The tech industry is bracing for a potential shortage of passive electronic components
Taiwanese suppliers are cautiously optimistic about the coming monthsBy Adrian Potoroaca 14 comments
In brief: The tech supply chain is still coping with the perfect storm of factors that has led to jammed up ports and severe bottlenecks in the flow of raw materials and components needed to build products with electronics inside. Production slowdowns in China and other Asian countries due to energy restrictions and Covid-related lockdowns are already impacting suppliers of passive electronic components and chips, but some are hopeful about their ability to navigate the coming months without any major disruption.
By now it's no secret the tech supply chain is experiencing the cascading effects of material, component, and shipping container shortages, as well as increased energy prices, Covid-related factory lockdowns, rapid shifts in environmental policies, unrelenting demand for electronics and semiconductors, the rapid digitalization of companies and public institutions around the world, and a slew of other factors.
The chip shortage has been a lot more prominent in the news over the past year, but other essential components have also been in short supply. Passive electronic components like resistors, capacitors, and inductors were already a bit hard to come by in late 2020, and the situation could get worse towards the end of this year.
Back in December, Walsin Technology reopened its manufacturing plant in Malaysia after several disruptions related to lockdowns in the region. However, just one month later, a fire hit Taiwanese's multilayer ceramic capacitor (MLCC) factory in Dongguan, China, raising concerns around the supply of MLCCs and chip resistors.
By April, those fears had mostly been put to rest. Large passive component suppliers like Yageo, Walsin Technology, Chilisin Electronics, ABC Taiwan Electronics, and Tai-Tech Advanced Electronics were optimistic about their ability to supply passive components for their clients in the second and third quarters, with capacity utilization sitting at around 80 to 90 percent.
Fast forward to August, and renewed lockdowns in Asia were yet again threatening production of passive components. Last month, the effects of the summer restrictions came into focus as Japanese suppliers of aluminum capacitors were forced to operate at a greatly reduced capacity and lead times skyrocketed to more than six months.
Towards the end of September, China implemented an energy crunch that forced several suppliers for tech giants like Apple, Tesla, and Qualcomm to reduce or even halt production. As we enter the fourth quarter, Taiwanese companies are concerned about these disruptions, and the most optimistic among them expect to, at most, maintain the current level of production throughout the rest of the year.

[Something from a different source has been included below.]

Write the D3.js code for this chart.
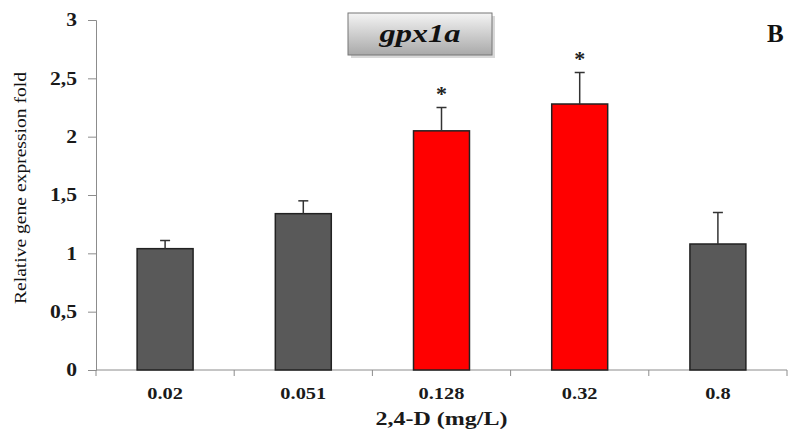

For instance, Yageo believes it will be able to satisfy demand for MLCCs from automakers and other industrial clients, as its factories are located outside of the areas in China that have been subjected to power cuts. At the same time, Walsin's progress on building a new plant in Kaohsiung, Taiwan, is well underway, which is going to aid the supply of MLCCs and chip resistors in the coming months. This is good news for automakers in particular, which have been the hardest hit industry so far.
Image credit: Andrey Metelev
However, China's aggressive power cuts still have the potential to create problems, as we've seen with the massively reduced output of high-purity silicon from the region. This has sent prices through the roof compared to just a year or even a month ago, and the same happened for rare earth metals and other raw materials like copper, tin, aluminum, and cobalt, which are used for chip packaging, mounting and connecting electronic components on printed circuit boards, and more.
Some suppliers will be able to take a hit on their profit margins, but most will feel compelled to hoard components and raise prices, which in turn could lead to higher retail prices for all electronics as soon as next year. Coupled with an acute shortage of skilled workers, this could have ripple effects on several industries. The cherry on top is a shipping crisis that will make this year's holiday shopping season a nightmare for people who don't plan ahead or are unwilling to consider locally-produced goods.